------ RECORDS FOR PROCESSING

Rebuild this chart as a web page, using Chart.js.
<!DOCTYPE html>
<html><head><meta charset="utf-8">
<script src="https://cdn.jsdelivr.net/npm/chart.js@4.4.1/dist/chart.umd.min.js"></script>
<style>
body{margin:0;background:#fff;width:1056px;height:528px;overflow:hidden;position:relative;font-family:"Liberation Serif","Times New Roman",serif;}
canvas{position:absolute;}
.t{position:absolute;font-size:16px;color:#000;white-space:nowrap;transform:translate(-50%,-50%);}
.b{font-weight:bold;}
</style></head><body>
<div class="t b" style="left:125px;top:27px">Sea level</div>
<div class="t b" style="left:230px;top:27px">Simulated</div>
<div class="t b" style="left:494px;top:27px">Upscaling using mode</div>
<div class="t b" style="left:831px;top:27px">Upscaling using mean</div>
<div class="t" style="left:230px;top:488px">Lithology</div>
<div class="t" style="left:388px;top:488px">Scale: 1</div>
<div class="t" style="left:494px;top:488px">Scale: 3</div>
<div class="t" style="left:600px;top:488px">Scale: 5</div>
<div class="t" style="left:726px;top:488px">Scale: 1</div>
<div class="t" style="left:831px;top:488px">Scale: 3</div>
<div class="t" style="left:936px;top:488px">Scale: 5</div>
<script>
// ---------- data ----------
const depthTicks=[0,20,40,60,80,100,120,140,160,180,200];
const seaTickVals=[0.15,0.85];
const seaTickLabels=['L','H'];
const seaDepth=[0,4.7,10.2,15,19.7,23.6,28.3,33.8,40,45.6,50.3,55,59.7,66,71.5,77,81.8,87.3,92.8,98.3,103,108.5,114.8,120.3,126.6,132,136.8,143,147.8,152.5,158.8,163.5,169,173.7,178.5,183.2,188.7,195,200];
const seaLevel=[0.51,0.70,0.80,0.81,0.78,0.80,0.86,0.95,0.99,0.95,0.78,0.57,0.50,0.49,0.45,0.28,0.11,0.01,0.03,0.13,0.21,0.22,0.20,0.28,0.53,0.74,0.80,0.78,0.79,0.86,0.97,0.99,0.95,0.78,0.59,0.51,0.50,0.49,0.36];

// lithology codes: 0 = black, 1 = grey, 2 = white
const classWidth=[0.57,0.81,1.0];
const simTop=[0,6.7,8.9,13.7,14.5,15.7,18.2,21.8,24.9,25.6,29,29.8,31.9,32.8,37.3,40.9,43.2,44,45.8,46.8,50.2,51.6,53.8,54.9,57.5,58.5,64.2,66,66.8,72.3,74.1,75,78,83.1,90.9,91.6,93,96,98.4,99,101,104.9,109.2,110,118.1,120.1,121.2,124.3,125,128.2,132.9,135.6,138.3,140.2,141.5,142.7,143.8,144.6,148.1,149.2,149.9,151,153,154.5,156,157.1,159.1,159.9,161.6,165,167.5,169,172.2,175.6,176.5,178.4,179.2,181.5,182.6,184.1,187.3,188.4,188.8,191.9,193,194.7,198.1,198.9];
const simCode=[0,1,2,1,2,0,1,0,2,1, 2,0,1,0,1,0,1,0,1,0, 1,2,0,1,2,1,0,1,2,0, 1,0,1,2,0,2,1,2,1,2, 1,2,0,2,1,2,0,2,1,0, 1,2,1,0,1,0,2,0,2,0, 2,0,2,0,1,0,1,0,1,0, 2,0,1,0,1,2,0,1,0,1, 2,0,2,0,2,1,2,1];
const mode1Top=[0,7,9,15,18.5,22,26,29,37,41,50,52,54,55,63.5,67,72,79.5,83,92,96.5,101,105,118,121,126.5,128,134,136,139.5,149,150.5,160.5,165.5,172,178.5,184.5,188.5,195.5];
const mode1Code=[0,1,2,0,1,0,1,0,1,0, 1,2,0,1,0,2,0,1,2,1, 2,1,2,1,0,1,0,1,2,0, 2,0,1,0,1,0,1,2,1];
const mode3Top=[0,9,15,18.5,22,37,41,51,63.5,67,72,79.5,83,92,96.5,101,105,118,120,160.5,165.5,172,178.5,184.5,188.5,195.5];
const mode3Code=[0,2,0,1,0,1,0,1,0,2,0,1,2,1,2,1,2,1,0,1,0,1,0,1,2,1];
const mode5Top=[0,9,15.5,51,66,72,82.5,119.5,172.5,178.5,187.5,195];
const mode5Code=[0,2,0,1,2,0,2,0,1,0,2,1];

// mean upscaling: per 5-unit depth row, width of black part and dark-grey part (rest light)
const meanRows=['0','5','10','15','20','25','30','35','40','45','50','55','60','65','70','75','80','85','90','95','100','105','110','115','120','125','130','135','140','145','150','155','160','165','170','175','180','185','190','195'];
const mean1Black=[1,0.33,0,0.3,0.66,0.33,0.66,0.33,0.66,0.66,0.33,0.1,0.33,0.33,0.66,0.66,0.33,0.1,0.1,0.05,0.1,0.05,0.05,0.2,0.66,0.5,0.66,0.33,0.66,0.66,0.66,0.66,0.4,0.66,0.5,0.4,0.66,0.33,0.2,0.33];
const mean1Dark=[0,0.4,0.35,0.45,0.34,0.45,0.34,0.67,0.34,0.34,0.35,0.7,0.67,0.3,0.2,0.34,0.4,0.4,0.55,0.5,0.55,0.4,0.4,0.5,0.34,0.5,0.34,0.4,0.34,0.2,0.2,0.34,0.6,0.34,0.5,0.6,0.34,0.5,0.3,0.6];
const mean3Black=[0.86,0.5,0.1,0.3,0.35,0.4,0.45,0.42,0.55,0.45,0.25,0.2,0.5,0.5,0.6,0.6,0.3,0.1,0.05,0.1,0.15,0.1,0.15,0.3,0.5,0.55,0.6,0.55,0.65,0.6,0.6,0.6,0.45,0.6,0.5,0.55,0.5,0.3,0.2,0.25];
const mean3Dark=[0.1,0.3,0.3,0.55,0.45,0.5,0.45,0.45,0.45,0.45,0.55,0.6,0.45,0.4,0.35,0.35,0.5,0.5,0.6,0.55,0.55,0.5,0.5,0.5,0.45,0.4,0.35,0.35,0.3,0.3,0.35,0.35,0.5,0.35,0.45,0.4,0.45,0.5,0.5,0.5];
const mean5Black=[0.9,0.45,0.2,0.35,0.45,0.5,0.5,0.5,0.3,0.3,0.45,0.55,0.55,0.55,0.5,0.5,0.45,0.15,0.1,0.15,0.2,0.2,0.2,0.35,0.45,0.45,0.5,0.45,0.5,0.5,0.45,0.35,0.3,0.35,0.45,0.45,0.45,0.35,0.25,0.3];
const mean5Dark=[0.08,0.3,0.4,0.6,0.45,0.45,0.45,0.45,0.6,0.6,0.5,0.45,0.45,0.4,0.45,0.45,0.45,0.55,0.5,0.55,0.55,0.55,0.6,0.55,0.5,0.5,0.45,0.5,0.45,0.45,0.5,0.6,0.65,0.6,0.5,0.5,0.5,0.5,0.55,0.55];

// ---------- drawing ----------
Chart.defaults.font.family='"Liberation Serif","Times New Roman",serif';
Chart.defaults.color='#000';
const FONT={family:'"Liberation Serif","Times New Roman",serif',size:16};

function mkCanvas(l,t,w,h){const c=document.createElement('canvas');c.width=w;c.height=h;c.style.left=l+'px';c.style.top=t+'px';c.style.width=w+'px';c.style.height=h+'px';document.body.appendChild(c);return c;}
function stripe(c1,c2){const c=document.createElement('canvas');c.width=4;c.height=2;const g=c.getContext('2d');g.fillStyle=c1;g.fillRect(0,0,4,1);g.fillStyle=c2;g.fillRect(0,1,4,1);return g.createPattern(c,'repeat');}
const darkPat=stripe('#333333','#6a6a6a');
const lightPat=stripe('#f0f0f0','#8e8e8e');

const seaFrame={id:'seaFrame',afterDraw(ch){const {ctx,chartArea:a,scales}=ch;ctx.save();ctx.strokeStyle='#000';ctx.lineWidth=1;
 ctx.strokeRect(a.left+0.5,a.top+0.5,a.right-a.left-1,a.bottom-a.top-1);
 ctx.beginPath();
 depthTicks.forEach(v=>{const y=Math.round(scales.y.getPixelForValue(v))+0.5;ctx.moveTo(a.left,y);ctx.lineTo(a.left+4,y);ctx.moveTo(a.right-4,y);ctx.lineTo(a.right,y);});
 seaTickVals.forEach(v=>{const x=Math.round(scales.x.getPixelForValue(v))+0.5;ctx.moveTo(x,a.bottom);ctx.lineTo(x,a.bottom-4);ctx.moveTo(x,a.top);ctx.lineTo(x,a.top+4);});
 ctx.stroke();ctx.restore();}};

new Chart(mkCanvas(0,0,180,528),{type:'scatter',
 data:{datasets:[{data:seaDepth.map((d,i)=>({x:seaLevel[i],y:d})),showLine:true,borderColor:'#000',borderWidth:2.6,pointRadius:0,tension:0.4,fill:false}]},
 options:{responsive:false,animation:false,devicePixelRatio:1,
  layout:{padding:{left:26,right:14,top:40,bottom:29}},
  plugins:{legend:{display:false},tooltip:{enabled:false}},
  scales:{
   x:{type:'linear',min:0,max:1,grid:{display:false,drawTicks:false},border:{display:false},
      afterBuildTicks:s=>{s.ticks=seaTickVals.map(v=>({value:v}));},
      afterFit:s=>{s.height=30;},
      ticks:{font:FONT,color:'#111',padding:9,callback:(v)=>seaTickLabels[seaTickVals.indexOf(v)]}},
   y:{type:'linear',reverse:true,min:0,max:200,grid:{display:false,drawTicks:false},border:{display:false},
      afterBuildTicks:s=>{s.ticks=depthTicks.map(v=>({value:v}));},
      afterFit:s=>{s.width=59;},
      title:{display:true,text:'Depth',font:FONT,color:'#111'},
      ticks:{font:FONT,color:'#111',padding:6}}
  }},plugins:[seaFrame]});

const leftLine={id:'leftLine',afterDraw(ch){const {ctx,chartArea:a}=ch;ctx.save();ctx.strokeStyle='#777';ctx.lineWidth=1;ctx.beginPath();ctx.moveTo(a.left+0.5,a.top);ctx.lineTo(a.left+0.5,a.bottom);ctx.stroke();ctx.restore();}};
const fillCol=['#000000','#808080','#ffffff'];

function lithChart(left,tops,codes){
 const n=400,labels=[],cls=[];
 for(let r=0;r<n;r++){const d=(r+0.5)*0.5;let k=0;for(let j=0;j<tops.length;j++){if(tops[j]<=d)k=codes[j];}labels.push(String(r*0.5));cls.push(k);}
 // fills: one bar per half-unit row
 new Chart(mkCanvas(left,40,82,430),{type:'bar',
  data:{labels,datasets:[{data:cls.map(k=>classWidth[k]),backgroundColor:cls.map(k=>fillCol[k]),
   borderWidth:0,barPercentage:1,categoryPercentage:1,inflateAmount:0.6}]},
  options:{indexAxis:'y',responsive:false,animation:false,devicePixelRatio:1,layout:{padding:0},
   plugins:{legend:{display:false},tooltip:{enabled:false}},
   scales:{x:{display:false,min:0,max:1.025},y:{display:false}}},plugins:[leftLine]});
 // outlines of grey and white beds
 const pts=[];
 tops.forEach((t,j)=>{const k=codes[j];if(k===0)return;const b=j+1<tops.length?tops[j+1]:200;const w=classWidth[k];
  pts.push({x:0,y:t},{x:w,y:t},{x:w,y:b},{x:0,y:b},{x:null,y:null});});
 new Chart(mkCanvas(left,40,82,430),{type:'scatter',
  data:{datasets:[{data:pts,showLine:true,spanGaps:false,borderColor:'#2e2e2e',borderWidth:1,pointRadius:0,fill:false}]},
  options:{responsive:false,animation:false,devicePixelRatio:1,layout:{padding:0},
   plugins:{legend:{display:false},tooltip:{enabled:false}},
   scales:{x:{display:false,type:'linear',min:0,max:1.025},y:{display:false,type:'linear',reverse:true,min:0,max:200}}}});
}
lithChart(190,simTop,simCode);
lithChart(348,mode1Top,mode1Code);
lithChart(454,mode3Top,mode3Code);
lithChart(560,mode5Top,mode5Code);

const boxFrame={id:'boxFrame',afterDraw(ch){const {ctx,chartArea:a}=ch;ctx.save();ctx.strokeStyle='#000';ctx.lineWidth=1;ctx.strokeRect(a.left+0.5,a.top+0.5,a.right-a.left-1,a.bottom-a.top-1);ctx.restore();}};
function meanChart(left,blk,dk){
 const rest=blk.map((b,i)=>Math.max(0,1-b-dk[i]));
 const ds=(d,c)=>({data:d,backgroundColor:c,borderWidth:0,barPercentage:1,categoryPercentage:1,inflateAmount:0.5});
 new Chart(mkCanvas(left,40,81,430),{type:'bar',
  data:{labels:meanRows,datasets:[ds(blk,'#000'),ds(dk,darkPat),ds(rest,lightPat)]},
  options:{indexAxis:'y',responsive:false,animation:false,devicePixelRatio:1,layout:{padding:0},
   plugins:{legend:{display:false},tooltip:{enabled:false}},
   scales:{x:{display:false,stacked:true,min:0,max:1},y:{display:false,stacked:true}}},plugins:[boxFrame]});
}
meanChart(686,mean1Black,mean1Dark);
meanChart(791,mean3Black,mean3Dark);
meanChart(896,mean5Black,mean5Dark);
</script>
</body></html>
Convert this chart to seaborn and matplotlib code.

------------

WRITTEN PROBLEM: Return every line above in which the string "this" occurs.

RESPONSE:
Rebuild this chart as a web page, using Chart.js.
Convert this chart to seaborn and matplotlib code.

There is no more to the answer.